Anniversary of the murder of Karl Liebknecht and Rosa Luxemburg

An Israeli Marxist sends this message of revolutionary solidarity to German socialists on the anniversary of the murder of these two outstanding leaders of the German revolution.

Today, 87 years ago, in the year of 1919, the great socialist revolutionaries Karl Libeknecht and Rosa Luxemburg were murdered by the German government, with the help of the fascist Freikorps, from which quite a number Nazi Party leaders were to come. The murder was the finishing act in the Spartacist Uprising, one of the most important chapters in the history of interwar Germany, and one of the defeats of the German proletariat which helped prepare the rise to power of the Nazis.

Karl Liebknecht was born on August 13th 1871 in the German town of Leipzig. His father, Wilhelm Liebknecht, was one of the founders of the German Social Democratic Party (SPD). He became a Marxist when he was a university student. Liebknecht was elected to the Reichstag, the German parliament, in 1912, and in 1914 he was the only member of the party to vote against the World War, the terrible imperialist slaughter in which millions were killed.

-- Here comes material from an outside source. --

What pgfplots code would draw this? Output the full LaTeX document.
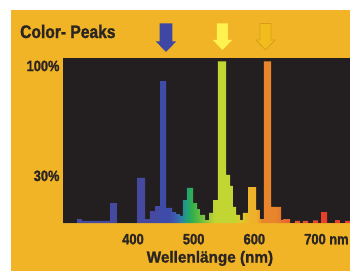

Rosa Luxemburg was born on March 5th 1871 in the village of Zamosc near Lublin, in the Russian-controlled part of Poland. She was a member of various revolutionary socialist organizations   which were brutally suppressed by the government   until she moved to Germany in 1898, and was active in the SPD until the outbreak of World War I.

Both were Lenin's comrades in the left-wing opposition to the war in the worldwide socialist movement. Because of their opposition to the war, they were arrested many times by the imperial government, but nevertheless continued their struggle against the SPD's right wing.

In 1919 they were the leaders of the Spartacist Uprising. At the time there was a state of dual power in Germany, one power being that of the bourgeois government, operated mainly through the SPD leaders, and the other that of the workers' Soviets which expressed the possibility of a socialist transformation of society by the working class. Partly because of the lack of Leninist organizational party norms, the Uprising was a failure, and the two were jailed, and later murdered by the Freikorps.

Liebknecht and Luxemburg provide a rare historical example of extraordinary revolutionary bravery and determination, of people who never caved in to the pressure of “their” bourgeoisie – never compromised for any material gains or parliamentary deals. The workers of the world can certainly learn something from their story.

The International Marxist Tendency expresses the tradition of all great Marxists, including these fine revolutionaries, whose lives were sadly brought to an end by the social-democratic government, which proved how “democratic” and “peaceful” it was when it came to dealing with these revolutionaries when they helped fascist gangs murder them.

All over the world today, especially in Latin America, workers and youth are starting to understand that revolutionary Marxism offer the only way out of the present impasse. And it won't be too long before the Israeli workers also understand this and join the world working class in its revolution.